Kenya falls short on refinery crude oil capacity

Trucks containing the first consignment of the crude oil is seen at Kenya Petroleum Refineries plant in Mombasa, on June 7, 2018. - Initial plans are for trucks to carry some 2,000 barrels of oil per day from wells near Lokichar in the far north, all the way to Mombasa, about 1,000 kilometres (620 miles) away. The crude oil will be stored at the plant awaiting exportation early next year.

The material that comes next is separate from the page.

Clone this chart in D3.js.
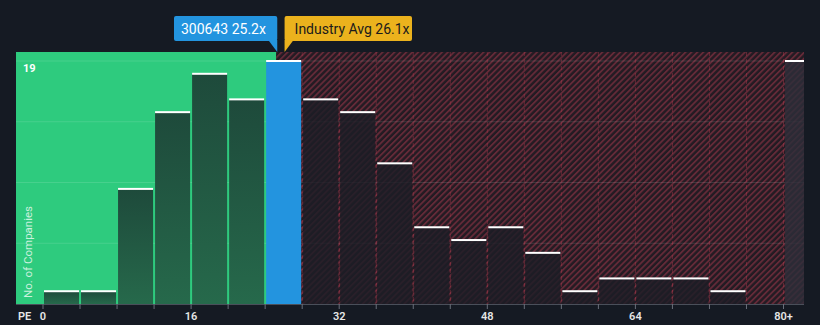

Kenya has begun its journey of being an oil exporter after President Uhuru Kenyatta flagged off the first batch of crude oil trucks in an experimental Early Oil Pilot program. (Photo by ANDREW KASUKU / AFP)

Following the Kenyan government’s 2017 announcement to list state-run National Oil Corporation of Kenya and raise $1 billion in a dual listing by early 2019, it has been found that Kenya’s crude oil deposits are insufficient to justify construction of a refinery.

Kenya, which currently exports no crude, discovered commercial oil reserves in its Lokichar basin in 2012. Oil exploration and production company, Tullow Oil, estimates the basin to contain an estimated 560 million barrels in 2C proven and probable oil reserves.

Tullow has said this would translate to 60,000 to 100,000 barrels per day of gross production. As a standard procedure, refineries are profitable only when there is a minimum refining capacity of 400,000 barrels a day, says Andrew Kamau, principal secretary at the petroleum and mining ministry.

“We only have 80,000 barrels a day, so where are we going to make money on that? We can import cheaper from India,” he adds.

Other partners in the blocks with crude oil discoveries are Africa Oil Corp and Total. Last week, Tullow indicated expected commercial framework agreements  from the government and deals over land acquisition for a 800-km pipeline and oilfield infrastructure in the first quarter.